Memory is a crucial resource to get a program run. While OS grants your program many raw space through some basic allocation interfaces (virtual memory mechanism + memory allocation sys-calls), how well you can utilize the memory space is your own problem. Here, by “how well”, I mean:

  1. Correctness: Is every read/write a well-defined operation? Will you program exit because of segment fault etc.?
  2. Efficiency: How well can you reduce the total amount of memory you need (by clever reuse etc.)?

Not just heap has such problems. Although stack is managed by hardware and OS, there are still a lot of correctness-related problems as well [1]. On the other hand, heap is managed by user (mostly through language-specific library) and is more amenable to problems in the second basket, i.e., efficiency.

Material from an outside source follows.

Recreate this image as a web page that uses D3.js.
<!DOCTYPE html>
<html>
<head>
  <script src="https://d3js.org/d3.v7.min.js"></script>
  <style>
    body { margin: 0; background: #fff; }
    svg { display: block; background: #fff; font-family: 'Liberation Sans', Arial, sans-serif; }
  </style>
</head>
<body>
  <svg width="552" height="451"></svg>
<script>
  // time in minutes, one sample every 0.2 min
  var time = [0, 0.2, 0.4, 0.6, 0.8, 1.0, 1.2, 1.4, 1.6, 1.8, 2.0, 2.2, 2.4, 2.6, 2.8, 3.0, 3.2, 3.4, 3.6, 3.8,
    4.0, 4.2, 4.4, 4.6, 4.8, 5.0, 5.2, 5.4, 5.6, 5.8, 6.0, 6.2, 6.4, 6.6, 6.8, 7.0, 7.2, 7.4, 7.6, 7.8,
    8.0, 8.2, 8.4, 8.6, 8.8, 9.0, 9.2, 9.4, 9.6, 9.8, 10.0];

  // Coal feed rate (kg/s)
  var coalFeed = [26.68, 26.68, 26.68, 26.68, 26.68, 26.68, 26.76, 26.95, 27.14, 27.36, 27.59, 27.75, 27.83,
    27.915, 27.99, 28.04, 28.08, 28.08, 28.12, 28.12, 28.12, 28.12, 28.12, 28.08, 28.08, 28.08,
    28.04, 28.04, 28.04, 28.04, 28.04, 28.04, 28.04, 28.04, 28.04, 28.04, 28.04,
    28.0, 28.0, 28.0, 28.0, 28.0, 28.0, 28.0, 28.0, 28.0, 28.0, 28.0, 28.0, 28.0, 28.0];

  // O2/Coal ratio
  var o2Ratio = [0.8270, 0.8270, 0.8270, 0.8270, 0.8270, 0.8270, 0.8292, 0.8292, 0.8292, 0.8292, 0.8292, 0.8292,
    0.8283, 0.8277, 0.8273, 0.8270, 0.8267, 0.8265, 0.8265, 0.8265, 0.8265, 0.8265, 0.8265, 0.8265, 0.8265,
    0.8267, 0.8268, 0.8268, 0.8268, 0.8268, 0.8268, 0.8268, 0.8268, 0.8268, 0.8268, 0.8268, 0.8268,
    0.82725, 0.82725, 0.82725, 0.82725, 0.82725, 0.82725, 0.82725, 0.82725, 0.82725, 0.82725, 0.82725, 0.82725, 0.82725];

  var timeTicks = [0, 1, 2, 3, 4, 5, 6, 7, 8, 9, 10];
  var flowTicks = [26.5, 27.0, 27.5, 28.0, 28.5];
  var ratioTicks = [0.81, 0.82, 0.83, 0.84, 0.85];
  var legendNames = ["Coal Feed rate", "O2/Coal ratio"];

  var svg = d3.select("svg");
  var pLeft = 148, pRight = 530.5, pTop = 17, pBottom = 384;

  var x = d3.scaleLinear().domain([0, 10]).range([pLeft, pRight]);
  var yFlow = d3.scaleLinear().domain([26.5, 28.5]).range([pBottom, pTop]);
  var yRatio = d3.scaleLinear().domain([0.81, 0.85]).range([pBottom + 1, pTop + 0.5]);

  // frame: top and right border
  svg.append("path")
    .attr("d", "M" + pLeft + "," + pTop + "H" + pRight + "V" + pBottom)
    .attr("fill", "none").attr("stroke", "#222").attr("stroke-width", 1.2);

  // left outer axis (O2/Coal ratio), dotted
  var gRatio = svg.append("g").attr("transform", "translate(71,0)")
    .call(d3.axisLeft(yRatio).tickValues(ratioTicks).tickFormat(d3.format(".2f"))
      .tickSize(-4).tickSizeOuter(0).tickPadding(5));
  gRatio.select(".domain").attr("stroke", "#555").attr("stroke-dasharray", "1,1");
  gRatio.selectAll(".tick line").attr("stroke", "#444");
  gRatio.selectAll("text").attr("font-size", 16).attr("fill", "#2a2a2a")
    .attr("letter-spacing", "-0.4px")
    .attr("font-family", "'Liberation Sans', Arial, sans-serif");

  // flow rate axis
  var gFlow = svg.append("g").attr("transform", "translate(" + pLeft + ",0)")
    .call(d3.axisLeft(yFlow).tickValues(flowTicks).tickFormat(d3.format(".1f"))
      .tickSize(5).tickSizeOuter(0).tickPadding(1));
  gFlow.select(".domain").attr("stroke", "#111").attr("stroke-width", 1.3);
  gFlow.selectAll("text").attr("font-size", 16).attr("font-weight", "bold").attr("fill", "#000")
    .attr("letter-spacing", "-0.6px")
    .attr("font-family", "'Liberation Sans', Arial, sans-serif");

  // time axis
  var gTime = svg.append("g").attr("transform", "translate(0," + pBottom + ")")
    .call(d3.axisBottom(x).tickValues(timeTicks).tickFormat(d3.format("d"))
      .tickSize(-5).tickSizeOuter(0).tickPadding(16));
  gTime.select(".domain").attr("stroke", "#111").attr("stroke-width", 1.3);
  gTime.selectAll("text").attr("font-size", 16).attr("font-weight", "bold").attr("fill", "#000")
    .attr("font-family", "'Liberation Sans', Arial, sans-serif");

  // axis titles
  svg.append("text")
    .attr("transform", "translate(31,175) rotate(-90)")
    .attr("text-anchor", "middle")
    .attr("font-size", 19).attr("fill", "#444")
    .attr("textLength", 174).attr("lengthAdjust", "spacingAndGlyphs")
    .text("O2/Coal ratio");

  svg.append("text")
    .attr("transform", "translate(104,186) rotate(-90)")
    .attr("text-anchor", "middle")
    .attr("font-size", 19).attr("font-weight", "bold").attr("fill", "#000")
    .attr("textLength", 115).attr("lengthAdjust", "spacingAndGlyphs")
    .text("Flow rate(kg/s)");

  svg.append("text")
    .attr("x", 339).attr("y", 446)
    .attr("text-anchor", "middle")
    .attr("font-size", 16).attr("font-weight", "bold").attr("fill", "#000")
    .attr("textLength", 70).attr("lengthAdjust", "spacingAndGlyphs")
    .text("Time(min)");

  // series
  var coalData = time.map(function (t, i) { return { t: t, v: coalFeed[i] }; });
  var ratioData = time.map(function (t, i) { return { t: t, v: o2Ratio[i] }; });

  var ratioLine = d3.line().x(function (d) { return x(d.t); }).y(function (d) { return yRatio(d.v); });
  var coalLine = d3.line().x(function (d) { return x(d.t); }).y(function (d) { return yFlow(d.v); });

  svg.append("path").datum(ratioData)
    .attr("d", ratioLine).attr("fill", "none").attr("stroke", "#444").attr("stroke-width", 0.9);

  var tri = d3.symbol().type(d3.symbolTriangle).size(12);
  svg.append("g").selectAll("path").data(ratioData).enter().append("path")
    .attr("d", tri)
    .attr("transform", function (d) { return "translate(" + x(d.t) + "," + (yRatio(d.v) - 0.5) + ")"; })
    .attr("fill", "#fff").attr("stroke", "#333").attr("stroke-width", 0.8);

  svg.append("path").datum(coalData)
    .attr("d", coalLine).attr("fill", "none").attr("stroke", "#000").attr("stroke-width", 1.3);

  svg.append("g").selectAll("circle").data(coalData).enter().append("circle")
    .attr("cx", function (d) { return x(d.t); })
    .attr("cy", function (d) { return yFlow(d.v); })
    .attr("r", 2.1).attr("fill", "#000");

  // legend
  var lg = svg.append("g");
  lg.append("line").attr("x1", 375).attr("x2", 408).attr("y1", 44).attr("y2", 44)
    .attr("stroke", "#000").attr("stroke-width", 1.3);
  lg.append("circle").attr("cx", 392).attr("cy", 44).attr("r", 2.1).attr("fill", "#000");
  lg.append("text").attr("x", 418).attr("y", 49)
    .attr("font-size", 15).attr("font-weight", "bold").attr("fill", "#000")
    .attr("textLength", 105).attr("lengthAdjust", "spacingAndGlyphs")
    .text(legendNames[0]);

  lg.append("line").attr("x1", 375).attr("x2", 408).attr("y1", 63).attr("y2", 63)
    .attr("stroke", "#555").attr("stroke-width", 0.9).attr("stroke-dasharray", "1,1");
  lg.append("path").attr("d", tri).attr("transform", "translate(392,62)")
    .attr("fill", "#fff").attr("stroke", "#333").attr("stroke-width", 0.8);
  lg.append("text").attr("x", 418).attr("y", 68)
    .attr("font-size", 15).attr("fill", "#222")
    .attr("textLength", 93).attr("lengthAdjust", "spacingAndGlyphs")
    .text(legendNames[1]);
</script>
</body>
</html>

Let’s focus on heap. Depending on OS, the most primitive way to allocate heap memory can vary. For example, in Unix/Linux, we have brk and sbrk.

#include <unistd.h>

int brk(void *end_data_segment);

void *sbrk(intptr_t increment);

brk sets the break line above the heap, and sbrk can be used to increase/decrease it or get its current value with sbrk(0) (a classical HACK I believe).

The malloc, free et cetera are implemented on top of these basic sys-calls. This layer is called allocator. We have a lot of implementations, such as jemalloc, glic, tcmalloc … but the their interfaces are similar.

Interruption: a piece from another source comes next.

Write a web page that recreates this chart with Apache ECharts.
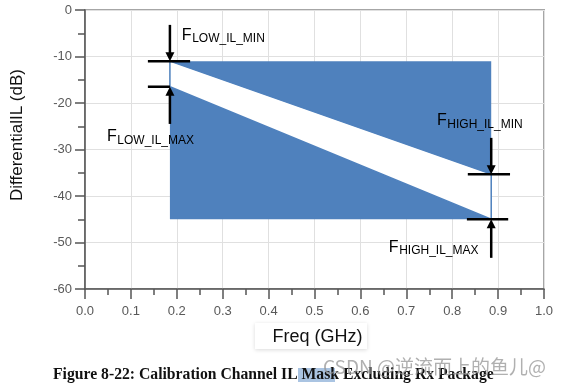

Some system chooses to add its own allocator layer and maintains a pool of blocks to improve efficiency, like slab in Linux kernel and object-specific allocators in Python. But in this layer, the pointer is still unmanaged. Users have to explicitly allocate memory with malloc and deallocate with free, or let compiler decide the size (e.g. new and delete in C++).

This leads to a lot of classical bugs, such as:

  1. Memory leak: Some memory is allocated but we ended up not freeing it before the termination of program.
  2. Dangling pointer: Some memory pointed by p is deallocated, but p is dereferenced later.

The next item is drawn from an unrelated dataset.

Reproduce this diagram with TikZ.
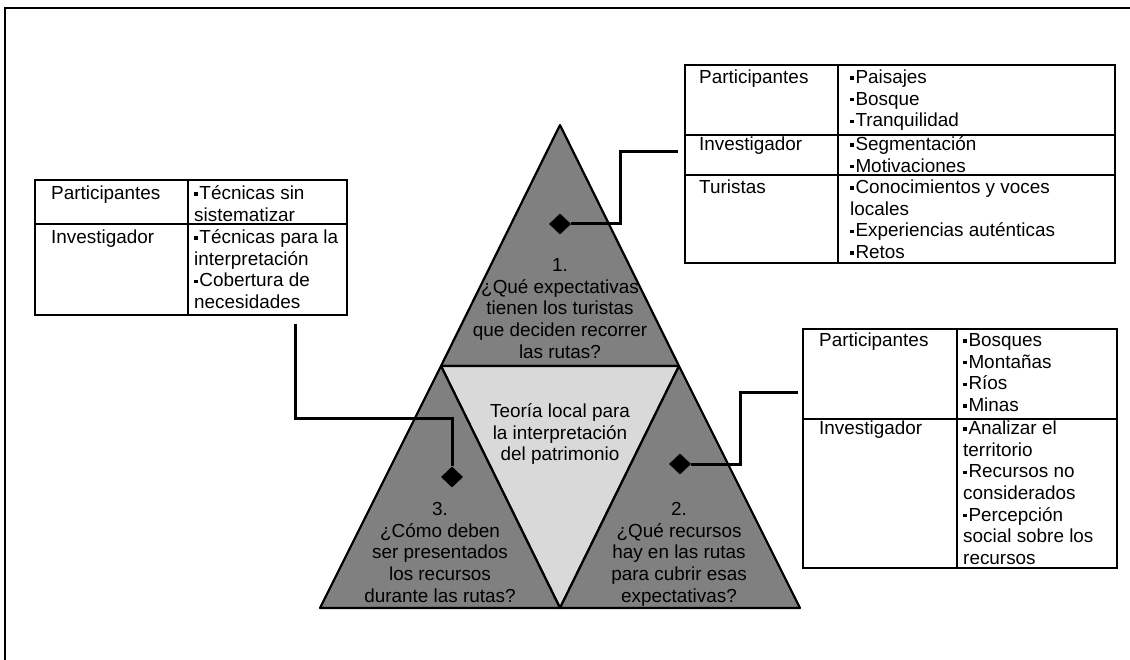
\documentclass[tikz,border=0pt]{standalone}
\usepackage{fontspec}
\setmainfont{Liberation Sans}
\usetikzlibrary{shapes.geometric}
\newcommand\sqbul{\raisebox{0.2em}{\rule{0.18em}{0.18em}}\hspace{0.1em}}
\definecolor{tridark}{RGB}{128,128,128}
\definecolor{trilight}{RGB}{217,217,217}

\begin{document}
\begin{tikzpicture}[x=1pt,y=-1pt,
  txt/.style={inner sep=0pt, font=\fontsize{18.9}{21.7}\selectfont},
  cell/.style={txt, anchor=north west, align=left},
  tritext/.style={txt, anchor=north, align=center},
  tblbox/.style={draw, line width=2.3pt, inner sep=0pt},
  tblline/.style={line width=2.3pt},
  trifill/.style={draw, line width=2.2pt, line join=round},
  conn/.style={line width=3pt},
  pin/.style={diamond, fill=black, inner sep=0pt, minimum width=22pt, minimum height=21pt},
]
\useasboundingbox (0,0) rectangle (1130,660);
\fill[white] (0,0) rectangle (1130,660);

% outer frame (top and left sides)
\draw[line width=2.2pt] (5,660) -- (5,8) -- (1130,8);

% the pyramid of four triangles
\coordinate (apex) at (560,125);
\coordinate (midL) at (441,366);
\coordinate (midR) at (679,366);
\coordinate (botL) at (320,608);
\coordinate (botM) at (560,608);
\coordinate (botR) at (800,608);
\filldraw[trifill, fill=tridark] (apex) -- (midR) -- (midL) -- cycle;
\filldraw[trifill, fill=trilight] (midL) -- (midR) -- (botM) -- cycle;
\filldraw[trifill, fill=tridark] (midL) -- (botM) -- (botL) -- cycle;
\filldraw[trifill, fill=tridark] (midR) -- (botR) -- (botM) -- cycle;

\node[tritext] (q1) at (560,256) {\strut 1.\\¿Qué expectativas\\tienen los turistas\\que deciden recorrer\\las rutas?};
\node[tritext] (core) at (560,402) {\strut Teoría local para\\la interpretación\\del patrimonio};
\node[tritext] (q3) at (440,500) {\strut 3.\\¿Cómo deben\\ser presentados\\los recursos\\durante las rutas?};
\node[tritext] (q2) at (679,500) {\strut 2.\\¿Qué recursos\\hay en las rutas\\para cubrir esas\\expectativas?};

% table for question 1
\node[tblbox, minimum width=430pt, minimum height=198pt] (tblT) at (900,164) {};
\draw[tblline] (838,65) -- (838,263);
\draw[tblline] (685,135) -- (1115,135);
\draw[tblline] (685,175) -- (1115,175);
\node[cell] (tTa) at (699,68) {\strut Participantes};
\node[cell] (tTb) at (850,68) {\strut\sqbul Paisajes\\\sqbul Bosque\\\sqbul Tranquilidad};
\node[cell] (tTc) at (699,135) {\strut Investigador};
\node[cell] (tTd) at (850,135) {\strut\sqbul Segmentación\\\sqbul Motivaciones};
\node[cell] (tTe) at (699,178) {\strut Turistas};
\node[cell] (tTf) at (850,178) {\strut\sqbul Conocimientos y voces\\locales\\\sqbul Experiencias auténticas\\\sqbul Retos};

% table for question 3
\node[tblbox, minimum width=312pt, minimum height=135pt] (tblL) at (191,247.5) {};
\draw[tblline] (188,180) -- (188,315);
\draw[tblline] (35,224) -- (347,224);
\node[cell] (tLa) at (51,184) {\strut Participantes};
\node[cell] (tLb) at (194,184) {\strut\sqbul Técnicas sin\\sistematizar};
\node[cell] (tLc) at (51,228) {\strut Investigador};
\node[cell] (tLd) at (194,228) {\strut\sqbul Técnicas para la\\interpretación\\\sqbul Cobertura de\\necesidades};

% table for question 2
\node[tblbox, minimum width=314pt, minimum height=239pt] (tblR) at (960,448.5) {};
\draw[tblline] (957,329) -- (957,568);
\draw[tblline] (803,419) -- (1117,419);
\node[cell] (tRa) at (819,331) {\strut Participantes};
\node[cell] (tRb) at (963,331) {\strut\sqbul Bosques\\\sqbul Montañas\\\sqbul Ríos\\\sqbul Minas};
\node[cell] (tRc) at (819,419) {\strut Investigador};
\node[cell] (tRd) at (963,419) {\strut\sqbul Analizar el\\territorio\\\sqbul Recursos no\\considerados\\\sqbul Percepción\\social sobre los\\recursos};

% diamond markers and their connectors
\node[pin] (dT) at (560,224) {};
\node[pin] (dR) at (680,464) {};
\node[pin] (dL) at (452,477) {};
\coordinate (bendT) at (620,152);
\coordinate (bendR) at (740,392);
\coordinate (bendL) at (295,418);
\draw[conn, shorten >=6pt] (dT.east) -| (bendT) -- (bendT -| tblT.west);
\draw[conn, shorten >=4pt] (dR.east) -| (bendR) -- (bendR -| tblR.west);
\draw[conn, shorten >=8pt] (dL.north) |- (bendL) -- (bendL |- tblL.south);
\end{tikzpicture}
\end{document}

If you just don’t delete, you won’t get dangling pointer, but might cause memory leak; In contrast, if you delete too eagerly, delete something still alive in other places, you will have dangling pointers.

There are many approaches to guarantee both soundness and efficiency of memory management automatically, and GC is one of them (Rust took another path: type system).

Garbage collection solves these problems by enforcing several properties (or invariants) and manage the pointers for users:

  1. Any reference that can be accessed directly (by stack or global data, we call them roots) or indirectly from roots, points to allocated memory. We call such references valid.
  2. Any memory not accessible either directly or indirectly, should be reclaimed as soon as possible.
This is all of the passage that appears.